In one respect, however, the commission report reflected the changing attitudes that Bush’s re-election has brought about among the political elite. Its emphasis on faith-based charity is entirely new in a European or UK context but is already familiar in the US, where Bush has been able to rely on an already firmly entrenched Christian right. Blair feels he has an opportunity to promote religion on the question of African aid, because the social and economic crisis on the continent forces people to rely on religious organisations for welfare assistance and psychological support in the absence of any progressive political movement that offers them a prospect of changing their conditions.

Guardian columnist Madeleine Bunting noted, “Some of the most original and arresting sections of the report...deal with religion.” The report argues that nationalism is exhausted in Africa and that religion has stepped into the vacuum left by the failure of the nation state. This part of the report is said to be Geldof’s own contribution, and it is a point of view that clearly appeals to the Guardian journalist. “Whether it’s mosques in Sierra Leone or churches in Nigeria,” writes Bunting, “they have succeeded where the state has failed.” Even animism is praised by Geldof for having a “profoundly benign dimension.”

Neither Geldof nor Bunting care to examine the reactionary role of religion in apartheid, the Lord’s Resistance Army of Uganda, the campaign by the Catholic Church against birth control, or the Islamic sharia courts of Nigeria that condemn women to be stoned to death for adultery when they are raped.
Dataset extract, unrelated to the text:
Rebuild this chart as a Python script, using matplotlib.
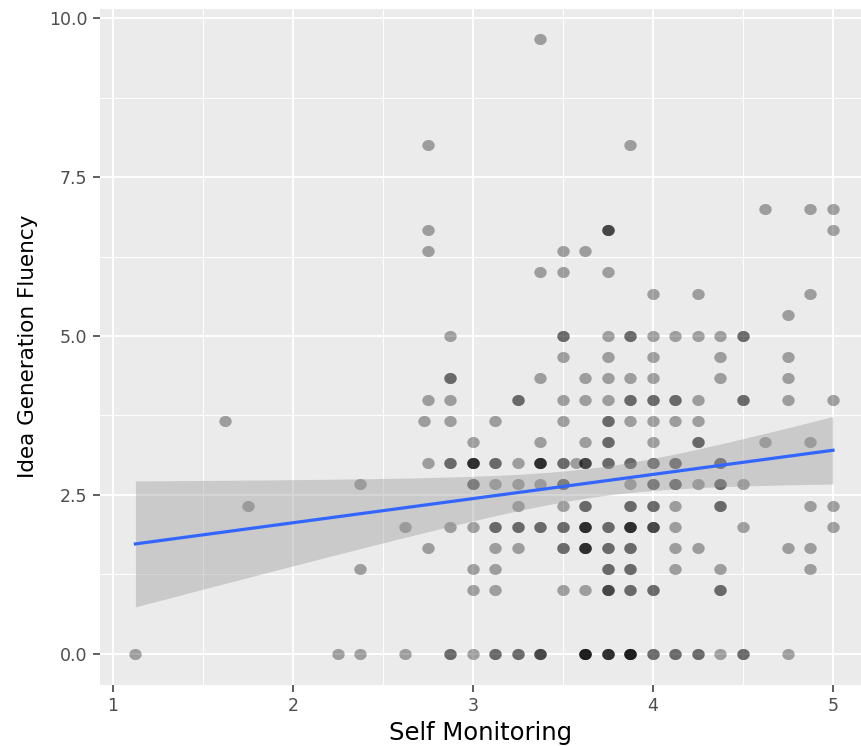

The belief that religious organisations hold the solution to Africa’s poverty is a wilful abdication of rational thought and a retreat into superstition and the most retrogressive ideologies.

The Africa Commission report has taken over a year to produce and amounts to 450 pages. Britain may no longer lead the world as an economic power, but this document makes it the world leader in sanctimonious word-mongering and hypocrisy.